You catch a wave with your body, sliding down the face on your belly, right arm extended, for
My evil twin in the wave
the first time in…how long? It must have been here or someplace like here, where you could stay in the water for hours and never get cold. One day the wind comes up, kicking up the swell and sending waves ashore in a chaotic jumble, and you’re thinking of getting out when an old fat guy, like you except bald, catches a ride that makes you envious. You stay in, diving under the walls of whitewater to the ocean floor, then surfacing, then ducking under again, then surfacing, until you’re in just the right place.

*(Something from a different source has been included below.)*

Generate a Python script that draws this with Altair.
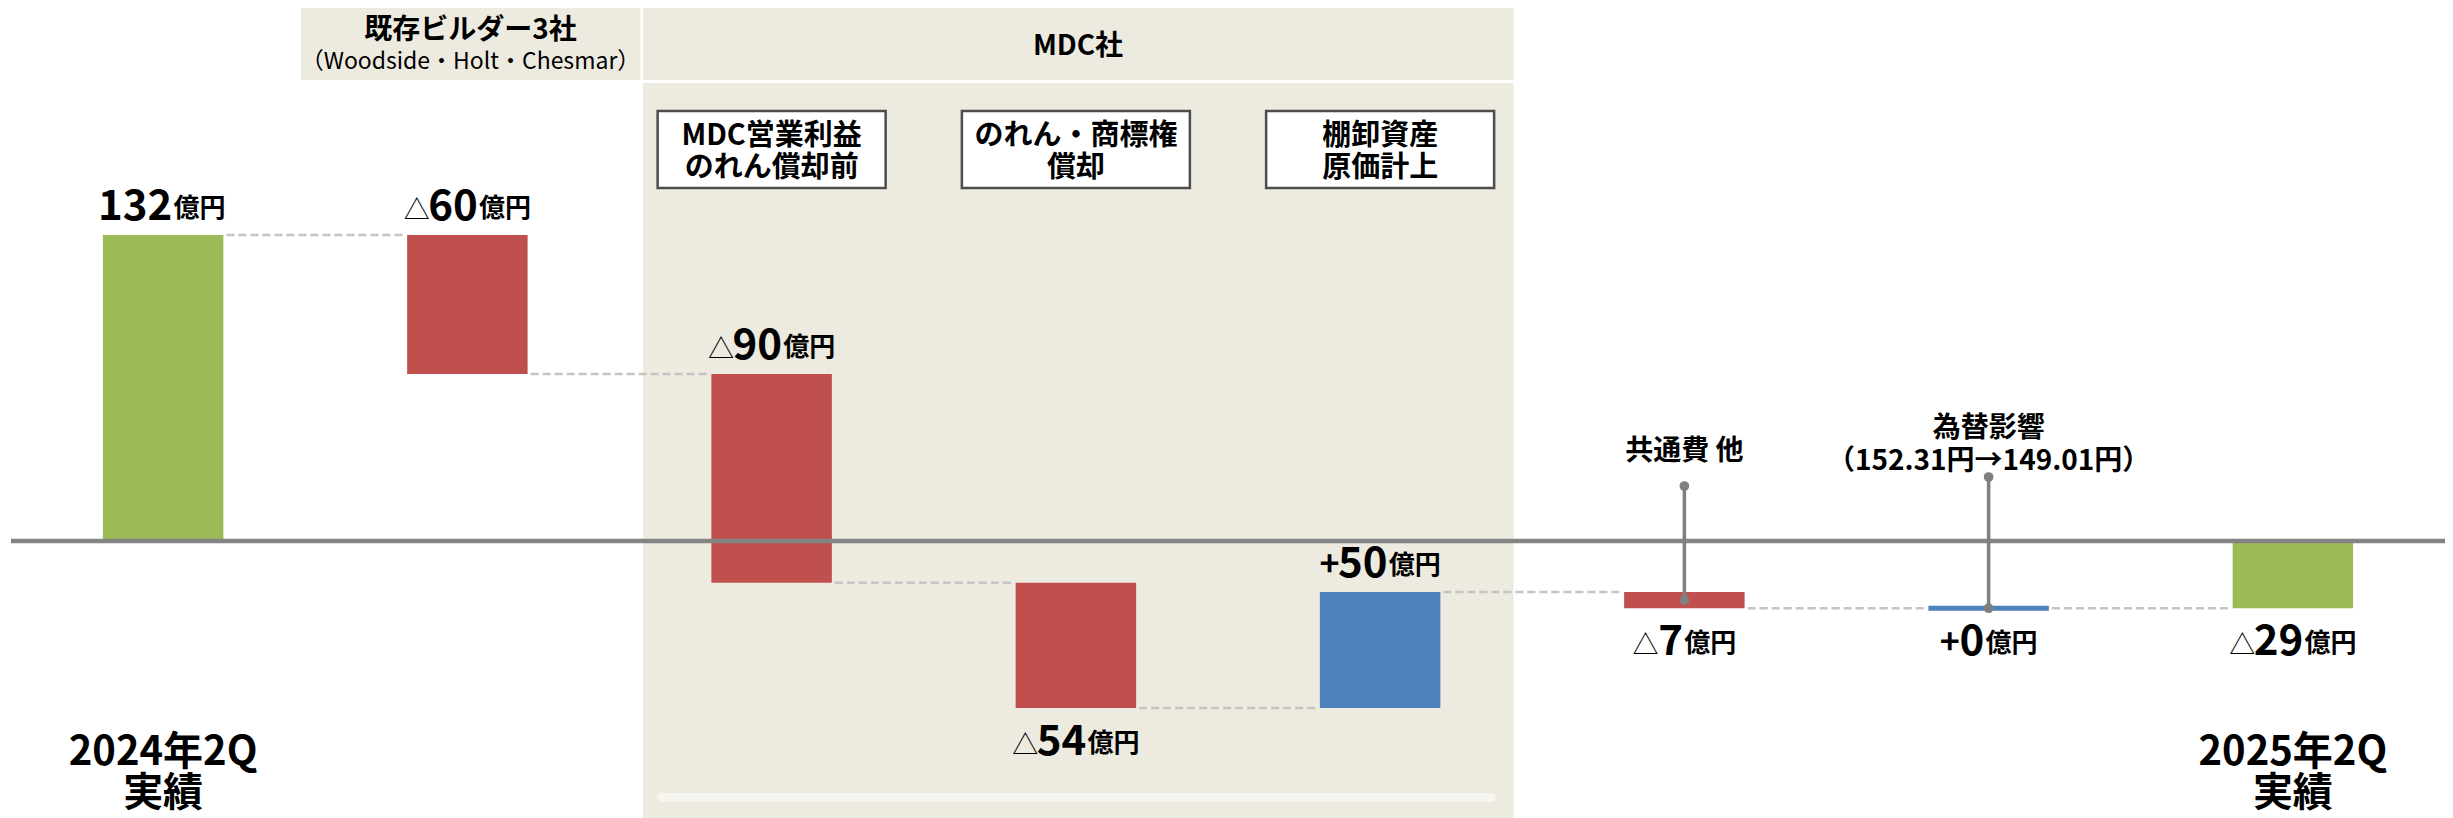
import altair as alt
import pandas as pd

# ---------------- data ----------------
steps = ["2024年2Q実績", "既存ビルダー3社", "MDC営業利益のれん償却前", "のれん・商標権償却",
         "棚卸資産原価計上", "共通費 他", "為替影響", "2025年2Q実績"]
values = [132, -60, -90, -54, 50, -7, 0, -29]
kinds = ["total", "delta", "delta", "delta", "delta", "delta", "delta", "total"]
sign_marks = ["", "△", "△", "△", "+", "△", "+", "△"]
label_sides = ["above", "above", "above", "below", "above", "below", "below", "below"]
unit_text = "億円"

bottom_label_steps = ["2024年2Q実績", "2025年2Q実績"]
bottom_label_texts = ["2024年2Q\n実績", "2025年2Q\n実績"]

box_steps = ["MDC営業利益のれん償却前", "のれん・商標権償却", "棚卸資産原価計上"]
box_texts = ["MDC営業利益\nのれん償却前", "のれん・商標権\n償却", "棚卸資産\n原価計上"]

pin_steps = ["共通費 他", "為替影響"]
pin_texts = ["共通費 他", "為替影響\n（152.31円→149.01円）"]

header_left_title = "既存ビルダー3社"
header_left_sub = "（Woodside・Holt・Chesmar）"
header_mdc = "MDC社"

# ---------------- derived ----------------
starts, ends = [], []
run = 0
for v, k in zip(values, kinds):
    if k == "total":
        s, e = 0, v
    else:
        s, e = run, run + v
    starts.append(s)
    ends.append(e)
    run = e

GREEN, RED, BLUE = "#9BBB59", "#C0504D", "#4F81BD"
colors = [GREEN if k == "total" else (RED if v < 0 else BLUE) for v, k in zip(values, kinds)]

df = pd.DataFrame({
    "idx": list(range(len(steps))),
    "step": steps,
    "value": values,
    "start": starts,
    "end": ends,
    "top": [max(s, e) for s, e in zip(starts, ends)],
    "bottom": [min(s, e) for s, e in zip(starts, ends)],
    "mid": [(s + e) / 2 for s, e in zip(starts, ends)],
    "color": colors,
    "num_txt": [str(abs(v)) for v in values],
    "sign": sign_marks,
    "side": label_sides,
})

conn = pd.DataFrame({
    "from": steps[:-1],
    "to": steps[1:],
    "level": ends[:-1],
})

one = pd.DataFrame({"k": [0]})
zero_df = pd.DataFrame({"zero": [0]})
bottom_df = pd.DataFrame({"step": bottom_label_steps, "txt": bottom_label_texts})
box_df = pd.DataFrame({"step": box_steps, "txt": box_texts})
pin_df = df[df["step"].isin(pin_steps)][["step", "mid"]].copy()
pin_df["txt"] = [pin_texts[pin_steps.index(s)] for s in pin_df["step"]]

# ---------------- layout / style ----------------
W, H = 2434, 810
FONT = "Noto Sans CJK JP"
BEIGE = "#EDEADF"
BAND_FRAC = 0.396
XS = alt.Scale(domain=steps, paddingInner=1 - BAND_FRAC, paddingOuter=(1 - BAND_FRAC) / 2)
YS = alt.Scale(domain=[-119.5, 229.94], nice=False, zero=False)
STEP = W / len(steps)
BW = STEP * BAND_FRAC


def X(field="step"):
    return alt.X(f"{field}:N", scale=XS, axis=None)


def Y(field):
    return alt.Y(f"{field}:Q", scale=YS, axis=None)


def px_rect(x, x2, y, y2, color, **kw):
    return alt.Chart(one).mark_rect(color=color, **kw).encode(
        x=alt.value(x), x2=alt.value(x2), y=alt.value(y), y2=alt.value(y2))


def px_text(txt, x, y, size, weight="bold"):
    return alt.Chart(one).mark_text(text=txt, font=FONT, fontSize=size, fontWeight=weight,
                                    align="center", baseline="alphabetic", color="black").encode(
        x=alt.value(x), y=alt.value(y))


layers = []

# backgrounds
layers.append(px_rect(290, 629.5, 0, 72, BEIGE))
layers.append(px_rect(632, 1502.5, 0, 72, BEIGE))
layers.append(px_rect(632, 1502.5, 75, 810, BEIGE))
layers.append(px_rect(646, 1485, 785, 794, "#F6F5F0", cornerRadius=5))

# header texts
layers.append(px_text(header_left_title, 459.5, 31, 28))
layers.append(px_text(header_left_sub, 459.5, 61, 23, weight="normal"))
layers.append(px_text(header_mdc, 1067, 47, 28))

# boxes
layers.append(alt.Chart(box_df).mark_bar(width=228, fill="white", stroke="#4D4D4D", strokeWidth=2.5).encode(
    x=X(), y=alt.value(103), y2=alt.value(180)))
layers.append(alt.Chart(box_df).mark_text(font=FONT, fontSize=29, fontWeight="bold", lineBreak="\n",
                                          lineHeight=32, baseline="alphabetic", color="black").encode(
    x=X(), y=alt.value(137), text="txt:N"))

# connectors
layers.append(alt.Chart(conn).mark_rule(strokeDash=[8, 4], strokeWidth=2.5, color="#C4C4C4",
                                        xOffset=BW / 2 + 3, x2Offset=-(BW / 2 + 1)).encode(
    x=X("from"), x2=alt.X2("to"), y=Y("level")))

# bars
layers.append(alt.Chart(df).mark_bar().encode(
    x=X(), y=Y("top"), y2=alt.Y2("bottom"), color=alt.Color("color:N", scale=None)))
layers.append(alt.Chart(df).transform_filter("datum.value == 0").mark_tick(
    size=BW, thickness=5, opacity=1).encode(
    x=X(), y=Y("end"), color=alt.Color("color:N", scale=None)))

# zero line
layers.append(alt.Chart(zero_df).mark_rule(color="#848484", strokeWidth=4.5).encode(y=Y("zero")))

# pins
PIN = "#7F7F7F"
pin_tops = {pin_steps[0]: 478, pin_steps[1]: 469}
pin_label_y = {pin_steps[0]: 452, pin_steps[1]: 429}
for s in pin_steps:
    base = alt.Chart(pin_df).transform_filter(alt.datum.step == s)
    layers.append(base.mark_rule(color=PIN, strokeWidth=3.5).encode(
        x=X(), y=Y("mid"), y2=alt.value(pin_tops[s])))
    layers.append(base.mark_point(filled=True, size=95, color=PIN, opacity=1).encode(
        x=X(), y=alt.value(pin_tops[s])))
    layers.append(base.mark_point(filled=True, size=95, color=PIN, opacity=1).encode(
        x=X(), y=Y("mid")))
    layers.append(base.mark_text(font=FONT, fontSize=28, fontWeight="bold", lineBreak="\n",
                                 lineHeight=33, baseline="alphabetic", color="black").encode(
        x=X(), y=alt.value(pin_label_y[s]), text="txt:N"))

# value labels (prefix + number + unit)
NUM_FS, UNIT_FS = 42, 26
DIGIT_W = 0.56 * NUM_FS
UNIT_W = 2 * UNIT_FS
PRE = {"△": dict(w=26, fs=26, weight="normal"), "+": dict(w=20, fs=34, weight="bold"), "": dict(w=0, fs=20, weight="bold")}
for i in range(len(steps)):
    num_w = len(df.loc[i, "num_txt"]) * DIGIT_W
    pre = PRE[df.loc[i, "sign"]]
    total = pre["w"] + num_w + UNIT_W
    a = -total / 2 + pre["w"] + num_w
    above = df.loc[i, "side"] == "above"
    yfield = "top" if above else "bottom"
    dy = -15 if above else 47
    base = alt.Chart(df).transform_filter(f"datum.idx == {i}")
    layers.append(base.mark_text(font=FONT, fontSize=NUM_FS, fontWeight="bold", align="right",
                                 baseline="alphabetic", dx=a, dy=dy, color="black").encode(
        x=X(), y=Y(yfield), text="num_txt:N"))
    layers.append(base.mark_text(font=FONT, fontSize=UNIT_FS, fontWeight="bold", align="left",
                                 baseline="alphabetic", dx=a + 1, dy=dy - 3, color="black",
                                 text=unit_text).encode(x=X(), y=Y(yfield)))
    if df.loc[i, "sign"]:
        layers.append(base.mark_text(font=FONT, fontSize=pre["fs"], fontWeight=pre["weight"], align="right",
                                     baseline="alphabetic", dx=a - num_w - 1, dy=dy - 1, color="black").encode(
            x=X(), y=Y(yfield), text="sign:N"))

# bottom labels
layers.append(alt.Chart(bottom_df).mark_text(font=FONT, fontSize=40, fontWeight="bold", lineBreak="\n",
                                             lineHeight=41, baseline="alphabetic", color="black").encode(
    x=X(), y=alt.value(757), text="txt:N"))

chart = alt.layer(*layers).properties(
    width=W, height=H,
    padding={"left": 3, "top": 0, "right": 0, "bottom": 0},
    autosize=alt.AutoSizeParams(type="none"),
    background="white",
).configure_view(strokeWidth=0)

chart.save("out.html", embed_options={"renderer": "svg", "actions": False})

As the wave crests you turn and take two powerful strokes before it picks you up and sends you sliding down the face until your head is surrounded by whitewater again. Now you’re awake and you want another wave, just like that.

When you get out of the water there is still no news of beheadings. Tomorrow you’ll stop thinking about beheadings altogether. Why did you start thinking about them in the first place? Were you imagining there was something you could do about them? Some way to tell the beheaders to stop their insane behavior immediately? No, they wouldn’t listen to you – scumbag infidel. In their eyes you are simply another head waiting to be lopped off with a scimitar. You feel bad for those that have lost their heads in the name of Allah, and you’re certain those responsible will pay some day. But you are powerless. You must entrust your heartache to the leaders of the free world, knowing they must, they must – how could they not - share your heartache. They must feel a compelling need to do something about it. Yes, they must. But you? What good does it do you to think about beheadings when there are waves to ride, tequila to drink, beautiful women to love, chile rellenos to eat, more tequila to drink. You’ve awakened entirely elsewhere.

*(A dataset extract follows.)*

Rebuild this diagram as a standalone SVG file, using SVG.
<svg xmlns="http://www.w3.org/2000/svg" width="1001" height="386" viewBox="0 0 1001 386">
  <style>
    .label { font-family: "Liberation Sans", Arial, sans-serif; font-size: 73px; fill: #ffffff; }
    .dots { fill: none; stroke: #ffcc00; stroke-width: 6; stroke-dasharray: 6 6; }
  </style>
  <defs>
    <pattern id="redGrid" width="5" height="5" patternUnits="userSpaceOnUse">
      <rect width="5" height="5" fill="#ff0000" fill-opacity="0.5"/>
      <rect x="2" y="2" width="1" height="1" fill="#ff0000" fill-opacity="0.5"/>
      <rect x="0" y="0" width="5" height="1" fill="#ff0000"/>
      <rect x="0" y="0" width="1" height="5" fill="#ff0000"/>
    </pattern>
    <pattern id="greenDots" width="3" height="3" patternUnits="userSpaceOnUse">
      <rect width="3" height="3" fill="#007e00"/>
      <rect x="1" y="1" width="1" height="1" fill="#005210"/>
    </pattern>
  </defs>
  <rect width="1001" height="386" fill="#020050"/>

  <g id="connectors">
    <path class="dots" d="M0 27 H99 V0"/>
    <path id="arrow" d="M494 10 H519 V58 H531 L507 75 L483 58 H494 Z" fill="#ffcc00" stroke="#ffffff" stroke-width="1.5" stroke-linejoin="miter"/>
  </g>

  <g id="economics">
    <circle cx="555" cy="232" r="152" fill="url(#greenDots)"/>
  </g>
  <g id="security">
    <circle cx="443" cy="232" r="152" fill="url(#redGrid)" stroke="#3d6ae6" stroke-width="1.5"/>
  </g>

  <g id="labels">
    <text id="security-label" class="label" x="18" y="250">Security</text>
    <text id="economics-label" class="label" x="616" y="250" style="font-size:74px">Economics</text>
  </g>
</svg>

Later, back in the states, you may wonder what happened to your sense of global responsibility. You may ask yourself why you still read the papers, and that it would be far better to write them than to read them. There would be no beheadings in your newspaper. But will you cancel your subscription to the NY Times, as you had when you were elsewhere?

On the walk back to your casita you stop for a package of cacahuates japonesa, which your daughter loves to nibble on during the nightly domino game. Your wife prefers the pistachios. Halfway up Avenida de Ninos Heroes you spy Lucy napping under a banana tree. You give a whistle and her head pops up. “Do I know you?” she asks. Your heart hiccups and you think “but I thought we were…?” Later you’ll have enchiladas in mole sauce that will damn near give you an erection. You have never tasted such pure delight; you shiver with joy.


As you lay your head upon the pillow you notice that the birds are quiet. Only the distant sound of the waves, the faint drumbeat of Cuban band, the laughter of a dancing girl, the chuck chuck chuck of a tiny gecko on the wall, the gentle breathing of the beautiful woman beside you, your domino champ…that is all there is now. All you need. And when those Jub-Jub birds start firing up their claptrap gizmos at dawn between the rooster’s cry and the ka-kaw, ka-kaw of the jungle birds, you might think “ah, so here we are. Home at last.”